Single by the Isley Brothers

from the album The Heat Is On
- Released: September 22, 1975
- Recorded: 1975
- Studio: Kendun Recorders, Burbank, California
- Genre: Smooth soul
- Length: 5:38 (album version); 4:44 (7" edit);
- Label: T-Neck/Epic
- Songwriters: Ernie Isley; Marvin Isley; Rudolph Isley; O'Kelly Isley; Ronald Isley; Chris Jasper;
- Producer: The Isley Brothers

The Isley Brothers singles chronology
| "Fight the Power (Part 1 & 2)" (1975) | "For the Love of You" (1975) | "Harvest for the World" (1976) |

= For the Love of You =

"For the Love of You" (sometimes titled "For the Love of You (Part 1 & 2)") is a song recorded by the Isley Brothers, who released the song as the second single off their 1975 album, The Heat Is On. The record showcased the two sides of the act, with the album's first single "Fight the Power" reflecting a fast-paced funk vibe while showcasing a ballad side on the latter. The song later became a crossover hit for the brothers.

==Release==
"For the Love of You" was released in September 1975, after the success of its predecessor, "Fight the Power", had started to dwindle, leading to a drop of the charts. "For the Love of You" nearly repeated the success of its predecessor, reaching #22 on the Billboard Hot 100, giving the brothers the rarity of having two top 40 singles off one album as opposed to one every album, marking it as the first time that had happened since the 1972 album, Brother, Brother, Brother, where two top 40 singles emerged from that album ("Work to Do" and "Pop That Thang"). The song peaked at #10 on Billboard's R&B chart.

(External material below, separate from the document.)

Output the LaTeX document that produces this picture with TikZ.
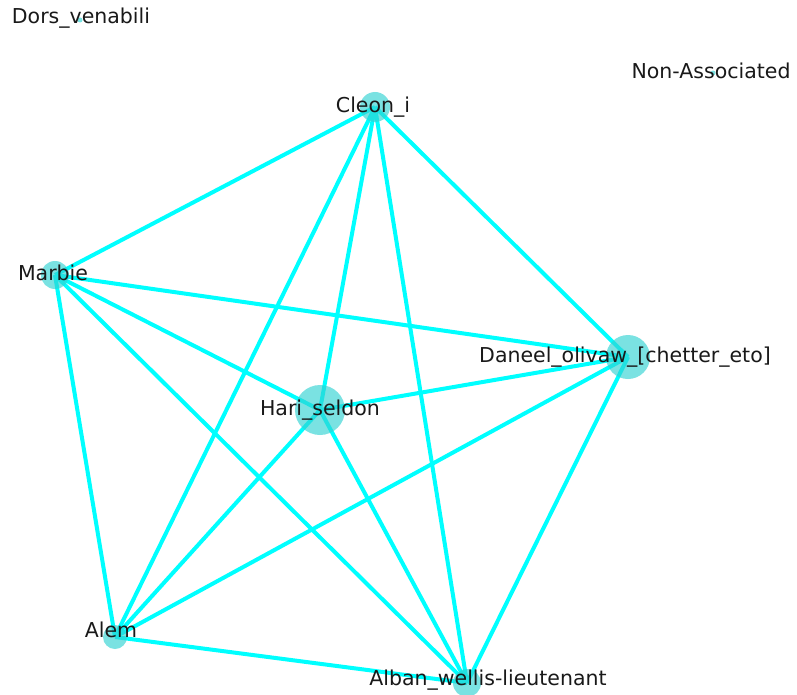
\documentclass[tikz,border=0pt]{standalone}
\usepackage{fontspec}
\setmainfont{DejaVu Sans}
\definecolor{edgec}{RGB}{0,255,255}
\definecolor{nodec}{RGB}{50,210,210}
\begin{document}
\begin{tikzpicture}[x=1pt,y=-1pt,
  vert/.style={circle,fill=nodec,fill opacity=0.65,inner sep=0pt,draw=none},
  lab/.style={font=\fontsize{20.5}{20.5}\selectfont,text=black!90,inner sep=0pt,anchor=center},
  link/.style={draw=edgec,line width=4pt}]
\useasboundingbox (0,0) rectangle (797,695);
% vertices (positions)
\coordinate (cleon) at (375,107);
\coordinate (marbie) at (55,275);
\coordinate (hari) at (320,410);
\coordinate (daneel) at (628,357);
\coordinate (alem) at (115,637);
\coordinate (alban) at (467,683);
\coordinate (dors) at (80,20);
\coordinate (nona) at (713,73);
% edges
\foreach \a/\b in {cleon/marbie,cleon/daneel,cleon/hari,cleon/alem,cleon/alban,
  marbie/daneel,marbie/hari,marbie/alem,marbie/alban,
  daneel/hari,daneel/alem,daneel/alban,
  hari/alem,hari/alban,alem/alban}
  \draw[link] (\a) -- (\b);
% node discs
\node[vert,minimum size=30pt] (ncleon) at (cleon) {};
\node[vert,minimum size=28pt] (nmarbie) at (marbie) {};
\node[vert,minimum size=50pt] (nhari) at (hari) {};
\node[vert,minimum size=44pt] (ndaneel) at (daneel) {};
\node[vert,minimum size=24pt] (nalem) at (alem) {};
\node[vert,minimum size=28pt] (nalban) at (alban) {};
\node[vert,minimum size=5pt] (ndors) at (dors) {};
\node[vert,minimum size=5pt] (nnona) at (nona) {};
% labels
\node[lab] (lcleon) at (373,107) {Cleon\_i};
\node[lab] (lmarbie) at (53,273) {Marbie};
\node[lab] (lhari) at (320,410) {Hari\_seldon};
\node[lab] (ldaneel) at (625,357) {Daneel\_olivaw\_[chetter\_eto]};
\node[lab] (lalem) at (111,630) {Alem};
\node[lab] (lalban) at (488,680) {Alban\_wellis-lieutenant};
\node[lab] (ldors) at (81,18) {Dors\_venabili};
\node[lab] (lnona) at (711,71) {Non-Associated};
\end{tikzpicture}
\end{document}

The song's success was contributed to the album's sequencing in which the harder, funk and rock-oriented first three tracks were placed on side one, while the more melodic, sensual soul ballads were placed on side two. As a result of the success of "For the Love of You", R&B radio began playing the album's other two ballads regularly – "Sensuality" and the album's swan song, "Make Me Say It Again, Girl". Since then, all three of the songs from the album's second side continued to get play on quiet storm radio playlists.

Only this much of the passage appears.